Just as the Government and Labour move to allow mass Auckland intensification, a group of Remuera neighbours have won a court battle to halt work on an under-construction 13-unit apartment project that is almost completed.
Justice Gerard van Bohemen in the High Court at Auckland allowed an appeal against Auckland Council’s resource consent for the apartment scheme at 44 Ventnor Rd.
Resource management lawyer Richard Brabant and wife Eleanor, commercial developer David Pederson and wife Tracy and Bayleys agents Vicki and Gary Wallace were among the applicants who challenged developer Kurt Gibbons and the council’s non-notification and resource consent granting.
“The council did not turn its mind to the effects of building intensity on neighbourhood character and residential amenity,” the judge ruled.
The 1600sq m site had only one house on it before work started there.
“It is absolutely horrific. It looks like a motel block,” said Richard Brabant who lives two doors away. “The structures are all up and all the outside cladding is nearly done.”
The council now has to consider the application again and work there has to stop, he said.

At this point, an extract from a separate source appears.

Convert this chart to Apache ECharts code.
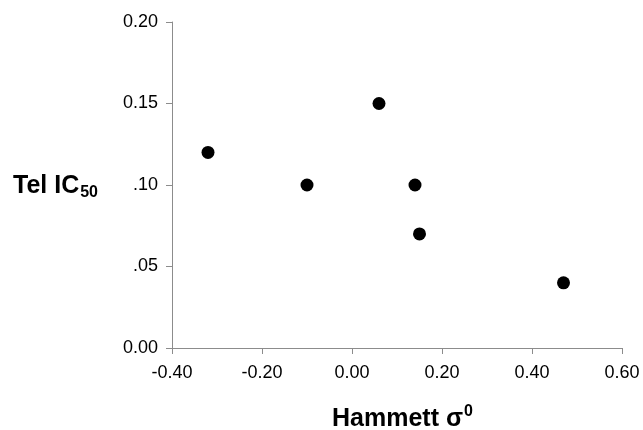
<!DOCTYPE html>
<html>
<head>
<meta charset="utf-8">
<script src="https://cdn.jsdelivr.net/npm/echarts@6/dist/echarts.min.js"></script>
<style>html,body{margin:0;padding:0;background:#fff}#c{width:643px;height:430px}</style>
</head>
<body>
<div id="c"></div>
<script>
const hammettSigma = [-0.32, -0.10, 0.06, 0.14, 0.15, 0.47];
const telIC50 = [0.12, 0.10, 0.15, 0.10, 0.07, 0.04];
const xTickLabels = ['-0.40', '-0.20', '0.00', '0.20', '0.40', '0.60'];
const yTickLabels = ['0.00', '.05', '.10', '0.15', '0.20'];

const chart = echarts.init(document.getElementById('c'));
const font = 'Liberation Sans, Arial, sans-serif';
chart.setOption({
  animation: false,
  backgroundColor: '#fff',
  grid: { left: 172, top: 22, right: 21, bottom: 82 },
  xAxis: {
    type: 'value', min: -0.4, max: 0.6, interval: 0.2,
    axisLine: { onZero: false, lineStyle: { color: '#8c8c8c', width: 1 } },
    axisTick: { show: true, length: 6, lineStyle: { color: '#8c8c8c' } },
    splitLine: { show: false },
    axisLabel: {
      margin: 16, fontSize: 18, color: '#000', fontFamily: font,
      formatter: (v) => xTickLabels[Math.round((v + 0.4) / 0.2)]
    }
  },
  yAxis: {
    type: 'value', min: 0, max: 0.2, interval: 0.05,
    axisLine: { show: true, onZero: false, lineStyle: { color: '#8c8c8c', width: 1 } },
    axisTick: { show: true, length: 6, lineStyle: { color: '#8c8c8c' } },
    splitLine: { show: false },
    axisLabel: {
      margin: 14, fontSize: 18, color: '#000', fontFamily: font,
      formatter: (v) => yTickLabels[Math.round(v / 0.05)]
    }
  },
  graphic: [
    {
      type: 'text', left: 13, top: 174,
      style: {
        text: '{a|Tel IC}{b|50}',
        rich: {
          a: { fontSize: 25, fontWeight: 'bold', fontFamily: font, fill: '#000', color: '#000' },
          b: { fontSize: 16, fontWeight: 'bold', fontFamily: font, fill: '#000', color: '#000', padding: [12, 0, 0, 1] }
        }
      }
    },
    {
      type: 'text', left: 332, top: 404,
      style: {
        text: '{a|Hammett σ}{b|0}',
        rich: {
          a: { fontSize: 25, fontWeight: 'bold', fontFamily: font, fill: '#000', color: '#000' },
          b: { fontSize: 16, fontWeight: 'bold', fontFamily: font, fill: '#000', color: '#000', padding: [0, 0, 14, 1] }
        }
      }
    }
  ],
  series: [{
    type: 'scatter',
    symbol: 'circle',
    symbolSize: 13,
    itemStyle: { color: '#000', opacity: 1 },
    data: hammettSigma.map((x, i) => [x, telIC50[i]])
  }]
});
</script>
</body>
</html>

The proposal for such a significant development had not been properly assessed, Justice van Bohemen said in his decision out today.
Brabant said the parties would make a separate injunction stop-work application if work continued tomorrow. But he said work should stop immediately if the developer took advice from his lawyers at Simpson Grierson.
The judge said the neighbours might have been deprived of their rights to be notified of the scheme for the land and to have their views taken into account.
He even cited the Government’s intensification moves on Auckland to allow more houses on sites here in the case whose respondents included developers 44 Ventnor.
“I recognise that there will be prejudice to 44 Ventnor and disappointment to the council that a proposal for a more intensive use of a large site in a residential zone in Auckland is being held up when there is a strong policy impetus in the National Policy Statement – Urban Development and the Auckland Unitary Plan for more intensive development in residential zones,” he said.
The decision was also issued at a time when the Government was looking to enable even greater intensification of certain residential areas than that currently provided for in the National Policy Statement, the judge noted.
The irony was not lost on him.
But he said it was the court’s task to apply the law as it stood today to ensure major implications were properly assessed.
Not only does the developer and council have to return to the drawing board, but building work on the site has already started.
On the matter of building work having already started, the judge said that wasn’t his concern.
“44 Ventnor cannot be faulted for choosing to exercise its legal rights once the consents had been granted.
“However, the fact it chose to take the commercial risk of commencing construction knowing that the consents might be set aside should not deprive long term full-time residents in the vicinity of their rights to have the question of whether they are adversely affected by a significant development properly determined,” he said.
The council’s planner did not consider the effects of the 13 dwellings which was more than four times the number permitted as of right in the mixed housing suburban zone, the judge said.
He did refer to shading, visual dominance and privacy as well as streetscape but didn’t consider the relevance of those matters to the number of buildings proposed for the site or activities on the site.
44 Ventnor’s director is Kurt Gibbons. He and his wife paid $23.5m for a new Herne Bay property on the waterfront at Marine Pde, according to OneRoof last month.
Brabant said all 13 units were pre-sold before the application for resource consent was even lodged “which indicates a degree of confidence that the council would just sign it off. I asked for limited notification to the neighbours.”